▶ **Exercise details**: Without the pictures, output the lines of the material from the very first through the one that holds "import plotly.graph_objects as go".

▶ **Provided material**:
------------------------------------------------------------------------
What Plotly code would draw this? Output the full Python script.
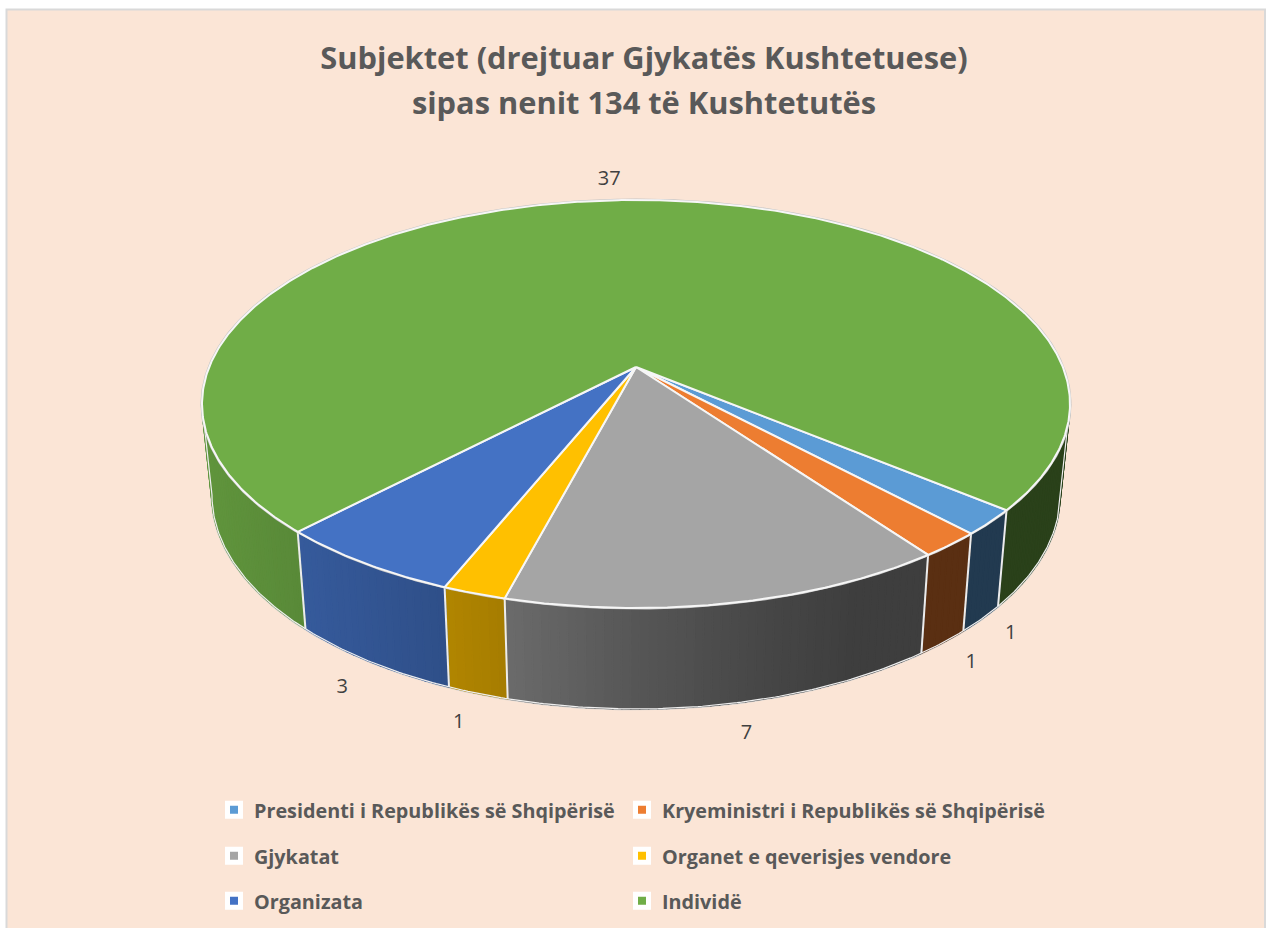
import numpy as np
import plotly.graph_objects as go

# ---------- data ----------
CATEGORIES = [
    "Presidenti i Republikës së Shqipërisë",
    "Kryeministri i Republikës së Shqipërisë",
    "Gjykatat",
    "Organet e qeverisjes vendore",
    "Organizata",
    "Individë",
]
VALUES = [1, 1, 7, 1, 3, 37]
COLORS = ["#5B9BD5", "#ED7D31", "#A5A5A5", "#FFC000", "#4472C4", "#70AD47"]
TITLE_LINES = ["Subjektet (drejtuar Gjykatës Kushtetuese)", "sipas nenit 134 të Kushtetutës"]

# ---------- 3-D projection and style ----------
W, H = 1266, 928
FIRST_ANGLE = 129.9
CX, KP = 636.0, 0.1814
TOP_A, TOP_B, TOP_Y = 426.8, 197.3, 367.0
BOT_A, BOT_B, BOT_Y = 417.0, 207.0, 456.0
WALL_RIGHT, WALL_LEFT = 100.45, 259.55      # where the wall meets the silhouette
SHADE_X = [200, 300, 445, 507, 640, 780, 850, 1100]
SHADE_F = [0.87, 0.80, 0.70, 0.65, 0.52, 0.42, 0.38, 0.38]
LABEL_OFFSET = [(29, 15), (28, 21), (18, 30), (-19, 30), (-28, 26), (-6, -20)]
LEGEND_COLUMNS_X = [214, 622]
LEGEND_ROWS_Y = [810, 856, 901]
TEXT = "#595959"
FONT = "Open Sans"


def project(theta, a, b, y0):
    t = np.radians(theta)
    w = 1 + KP * np.cos(t)
    return CX + a * np.sin(t) / w, y0 - b * np.cos(t) / w


def top(theta):
    return project(theta, TOP_A, TOP_B, TOP_Y)


def bottom(theta):
    return project(theta, BOT_A, BOT_B, BOT_Y)


def arc(a0, a1, step=0.5):
    n = max(2, int(abs(a1 - a0) / step) + 1)
    return np.linspace(a0, a1, n)


def hex_rgb(c):
    return np.array([int(c[i:i + 2], 16) for i in (1, 3, 5)])


edges = FIRST_ANGLE + np.concatenate([[0], np.cumsum(VALUES)]) * 360.0 / sum(VALUES)
fig = go.Figure()


def add_poly(xs, ys, fill=None, line=None, width=1.0, closed=True):
    fig.add_trace(go.Scatter(
        x=list(xs), y=list(ys), mode="lines",
        fill="toself" if closed else None,
        fillcolor=fill, line=dict(color=line or "rgba(0,0,0,0)", width=width),
        hoverinfo="skip", showlegend=False,
    ))


def add_wall(a_from, a_to, color):
    rgb = hex_rgb(color)
    cuts = arc(a_from, a_to, 1.0)
    for a0, a1 in zip(cuts[:-1], cuts[1:]):
        seg = arc(a0, a1, 0.25)
        tx, ty = top(seg)
        ux, uy = bottom(seg)
        f = float(np.interp(np.mean(ux), SHADE_X, SHADE_F))
        col = "rgb(%d,%d,%d)" % tuple(rgb * f)
        add_poly(np.r_[tx, ux[::-1], tx[0]], np.r_[ty, uy[::-1], ty[0]], fill=col, line=col, width=1.6)


# silhouette of the wall: bottom arc plus the two tangent sides
a = arc(WALL_RIGHT, WALL_LEFT)
bx, by = bottom(a)
tr, tl = top(WALL_RIGHT), top(WALL_LEFT)
sil_x = np.r_[tr[0], bx, tl[0]]
sil_y = np.r_[tr[1], by, tl[1]]
add_poly(sil_x, sil_y, line="#cfcfcf", width=3, closed=False)

# side wall, drawn as thin shaded strips
add_wall(WALL_RIGHT, edges[0], COLORS[5])    # green wraps round to the right side
for i, color in enumerate(COLORS):
    add_wall(edges[i], min(edges[i + 1], WALL_LEFT), color)

# white seams on the wall
for e in edges[:-1]:
    tx, ty = top(e)
    ux, uy = bottom(e)
    add_poly([tx, ux], [ty, uy], line="#ECECEC", width=2, closed=False)
add_poly(sil_x, sil_y, line="#EFEFEF", width=1.2, closed=False)

# top-face silhouette
a = arc(0, 360)
tx, ty = top(a)
add_poly(tx, ty, line="#c4c4c4", width=3, closed=False)

# top faces
for i, color in enumerate(COLORS):
    seg = arc(edges[i], edges[i + 1])
    tx, ty = top(seg)
    add_poly(np.r_[CX, tx, CX], np.r_[TOP_Y, ty, TOP_Y], fill=color, line="#F6F6F6", width=2)

# data labels
lx, ly = [], []
for i in range(len(VALUES)):
    mid = (edges[i] + edges[i + 1]) / 2
    px, py = top(mid) if i == 5 else bottom(mid)
    lx.append(px + LABEL_OFFSET[i][0])
    ly.append(py + LABEL_OFFSET[i][1])
fig.add_trace(go.Scatter(
    x=lx, y=ly, mode="text", text=[str(v) for v in VALUES],
    textposition="middle center",
    textfont=dict(family=FONT, size=20, color="#404040"),
    hoverinfo="skip", showlegend=False,
))

# legend entries: one legend per entry so that each sits on the 2-column grid
legends = {}
for i, (name, color) in enumerate(zip(CATEGORIES, COLORS)):
    key = "legend" if i == 0 else "legend%d" % (i + 1)
    fig.add_trace(go.Scatter(
        x=[None], y=[None], mode="markers", name=name,
        marker=dict(symbol="square", size=13, color=color, line=dict(color="white", width=5)),
        legend=key,
    ))
    legends[key] = dict(
        orientation="h", xanchor="left", yanchor="middle",
        x=LEGEND_COLUMNS_X[i % 2] / W, y=1 - LEGEND_ROWS_Y[i // 2] / H,
        bgcolor="rgba(0,0,0,0)", itemclick=False, itemdoubleclick=False,
        font=dict(family=FONT, size=19.8, color=TEXT, weight=700),
    )

title_text = "<br>".join('<span style="font-size:30.8px">%s</span>' % s for s in TITLE_LINES)

fig.update_layout(
    width=W, height=H,
    margin=dict(l=0, r=0, t=0, b=0),
    paper_bgcolor="white", plot_bgcolor="white",
    showlegend=True,
    xaxis=dict(range=[0, W], visible=False, fixedrange=True),
    yaxis=dict(range=[H, 0], visible=False, fixedrange=True),
    title=dict(
        text=title_text, x=644 / W, xanchor="center", y=1 - 69 / H, yanchor="middle",
        font=dict(family=FONT, size=34.6, color=TEXT, weight=700),
    ),
    shapes=[dict(
        type="rect", xref="x", yref="y", x0=6.5, y0=9.5, x1=1265, y1=H + 10,
        fillcolor="#FBE5D6", line=dict(color="#D9D9D9", width=2), layer="below",
    )],
    **legends,
)

fig.write_html("out.html", config=dict(displayModeBar=False),
               post_script="document.body.style.margin='0';")
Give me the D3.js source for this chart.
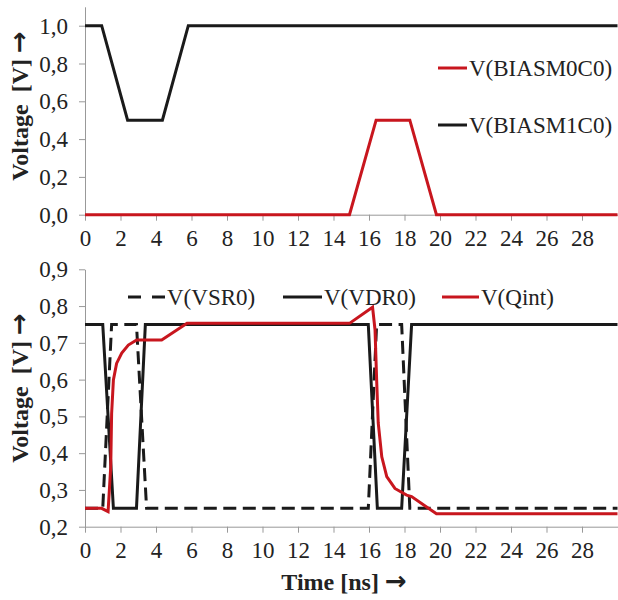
------------------------------------------------------------------------
▶ **Right answer**:
What Plotly code would draw this? Output the full Python script.
import numpy as np
import plotly.graph_objects as go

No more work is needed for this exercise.